Vol. 11 #03: Thursday, December 29, 2005
Calgary's News & Entertainment Weekly
FFWD Weekly
BOOKS
by BRYN EVANS
Memoirs of a ghost
Book reveals prolific career as phantom pen
>>FEATURE
GHOSTING: A DOUBLE LIFE
Jennie Erdal
Doubleday, 288 pp.

Ghostwriting, despite its spooky moniker, is more commonplace than we realize, and can be found in ads, instructions, political speeches, even journalism. But would you write a book and let someone else put his name on it?

Jennie Erdal did – and did it a number of times, authoring novels, works of non-fiction and even a widely syndicated newspaper column over a period of years for a wealthy and noted U.K. publisher.

Eventually the collusion between the two ended, and Erdal wrote her new memoir, Ghosting. It’s the first work she’s written to appear under her own name.

"I’m not trying to explain or apologize," says Erdal of the motivation behind her book. "I do feel that I have to give reasons why it lasted as long as it did." Her job was to realize the literary ambitions of her publisher, "Tiger" – his pseudonym in the book. The works mainly drew upon his two favourite delights – women and sex – and he referred to it as "their" work, as if she was there merely to corral his brilliance into something resembling a proper shape. It was a confusing task, writing imaginatively while also trying to imagine what someone else would write.

"When I had to write the novels, or when he decided he wanted to become a novelist, it was a scary business," says Erdal. "You don’t have anything to say to fill the pages." In order to come up with something, Erdal channelled her own fears and preoccupations (including a painful divorce) into the fiction. Tiger ultimately wanted his sex, though, and Erdal writes hilariously of the squeamish confusion involved in trying to bring his vaguely conceived ideas into being, including one bizarre notion involving two young female cousins able to have simultaneous orgasms – on opposite sides of the globe, no less.

The memoir isn’t an act of revenge. Tiger appears in his grandiose splendour, pompous and propelled by his own sense of unassailable purpose, but Erdal has managed to create a human portrait.
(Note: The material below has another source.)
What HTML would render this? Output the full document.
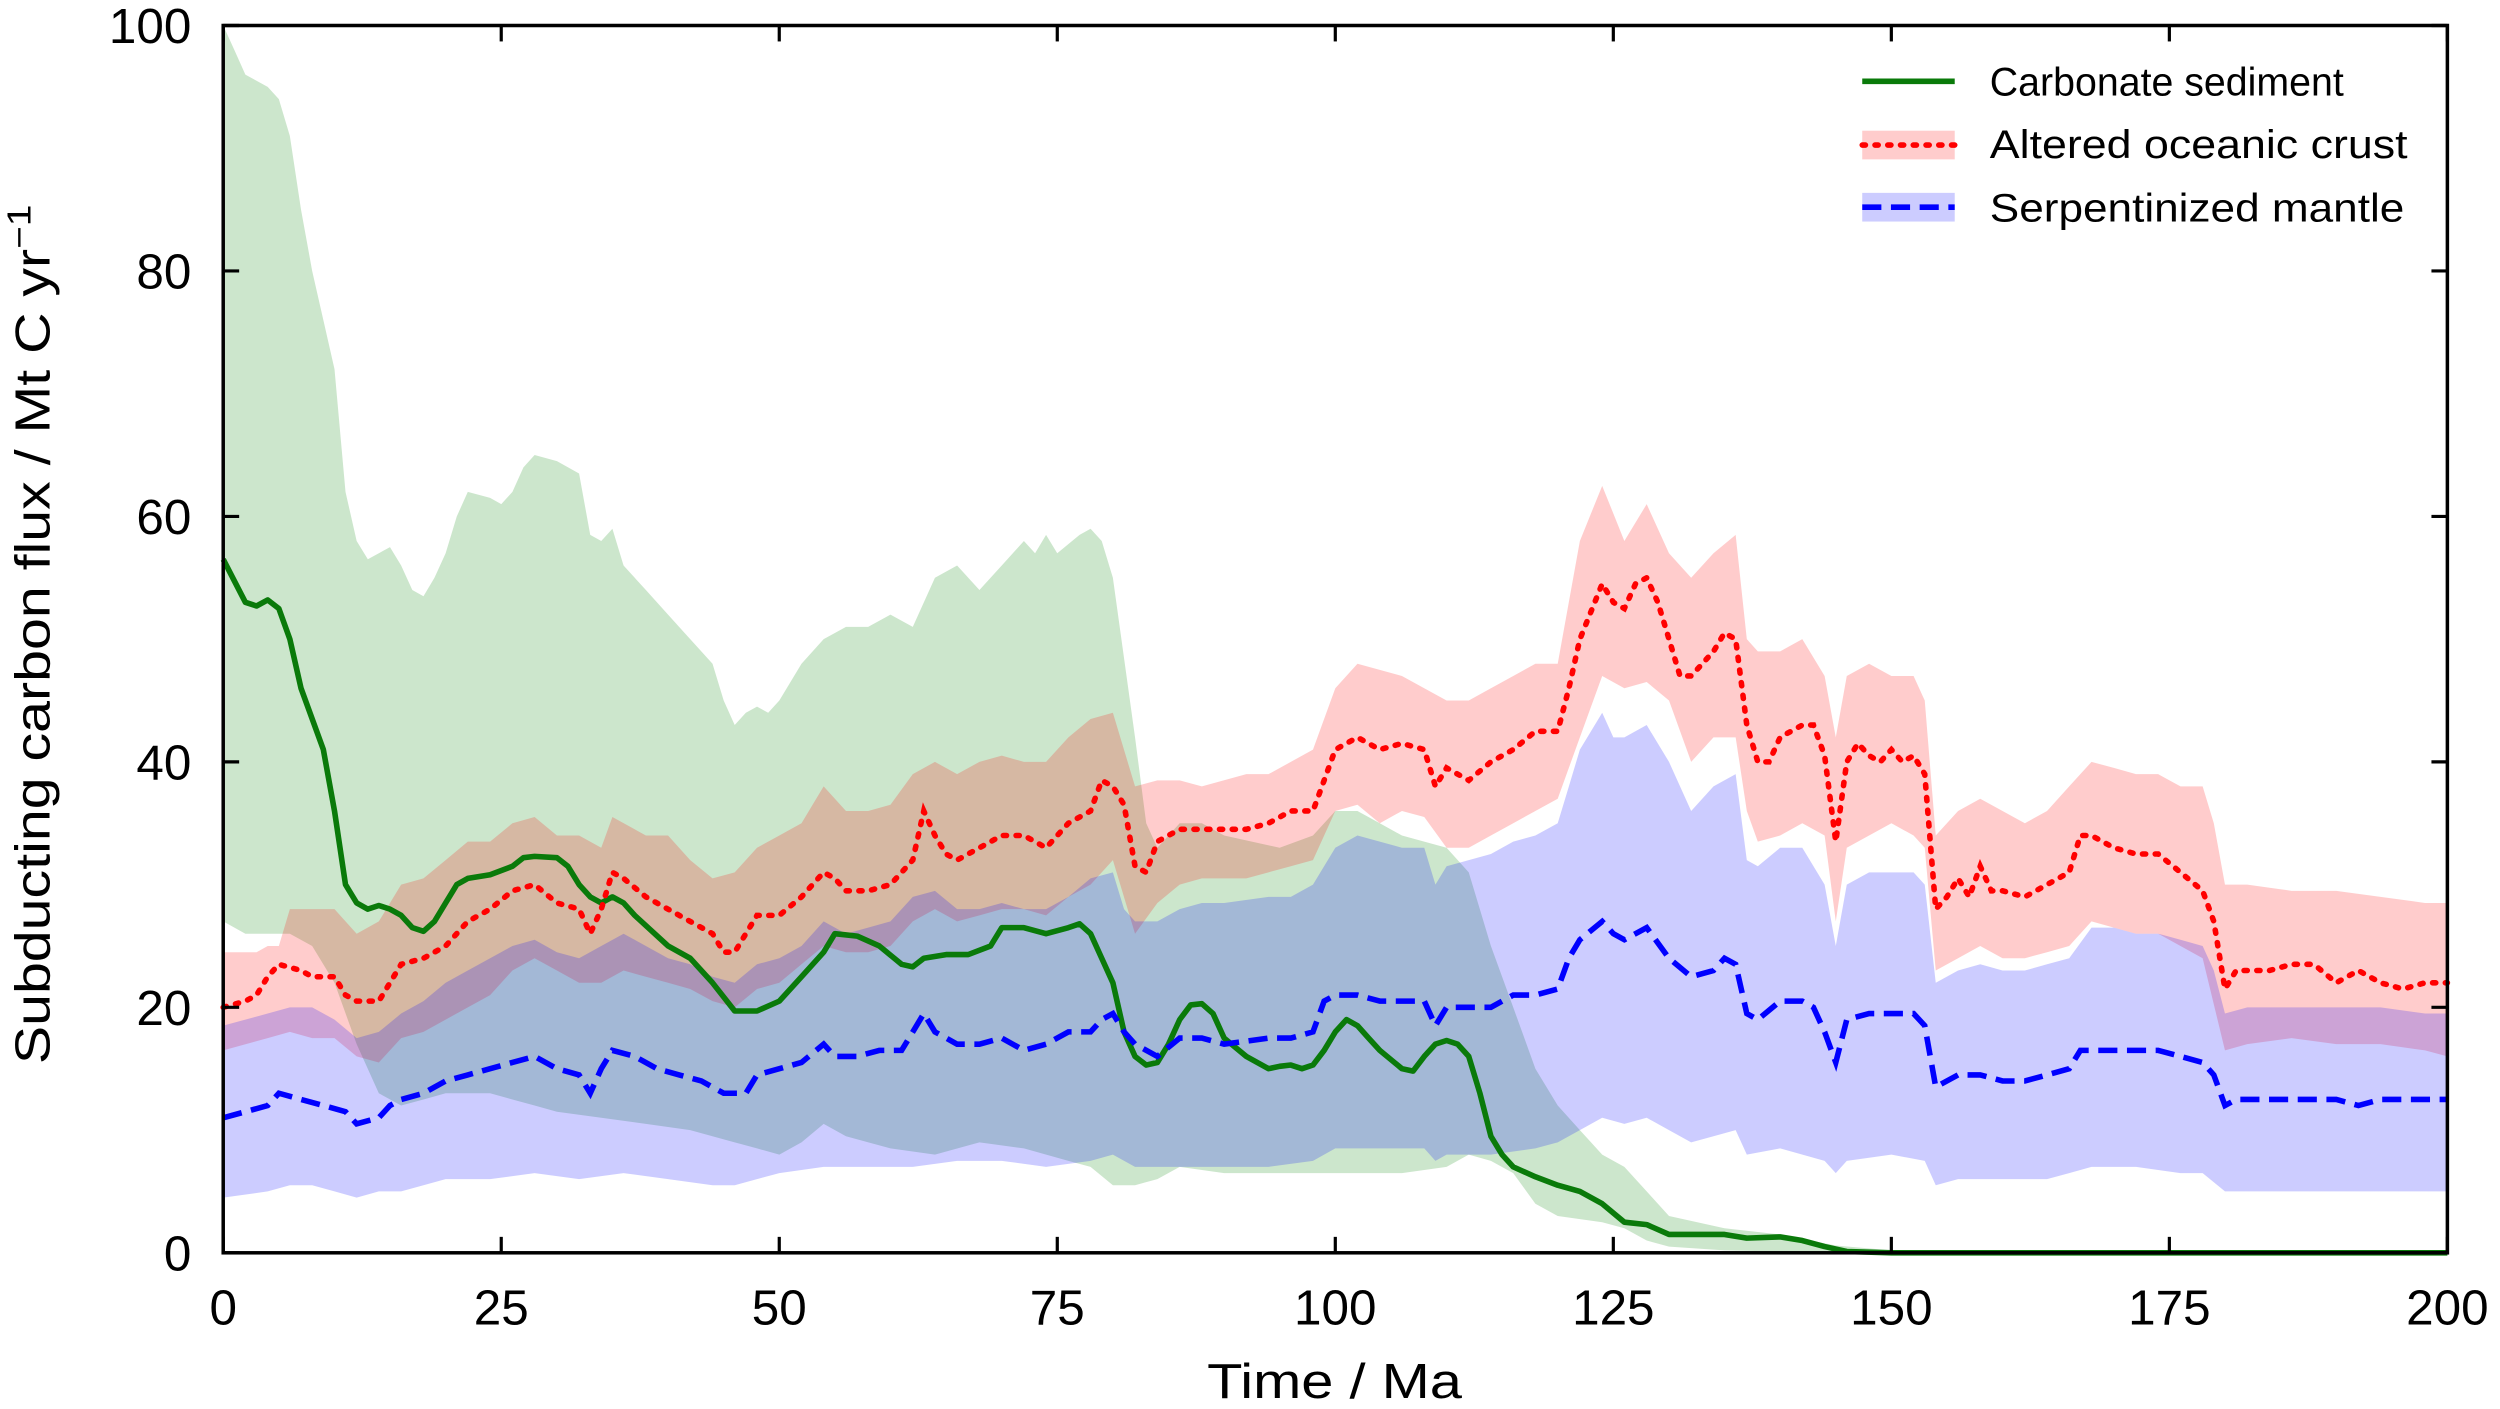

"He was maddening, infuriating – but I liked the guy," she admits. "As I say in the book, his facts are tangled up with his virtues." Erdal’s role as ghostwriter had been exposed years before she wrote her book. As well, the real Tiger has just finished publishing the second of a series of memoirs – "Nothing like what happened," says Erdal. "It’s pitiful in a way, but not a surprise, in knowing who he is."

Much of Ghosting’s psychology draws on Erdal’s childhood reverence for the power of words and language, and her time spent as a translator. "Editing is like translating – you do a kind of disappearing act, which is where I prefer to be. I think it’s much better to be in the shadows," she says.

Originally, Erdal began to write a novel based on her experiences, until she realized that the real story was bizarre enough. "I don’t think there is a rigid division between (factual) narrative and fiction," she says. "What I tried to do was not to spare myself from the truth."

When asked about the works that she wrote for Tiger, Erdal responds two ways. "Sometimes I blush – I think I was desperate at the time. Usually, though, what comes back is a feeling. When I left, I thought of myself for a long time as a recovering ghost," she says. "Without the ‘apprenticeship,’ I wouldn’t have become the writer I am."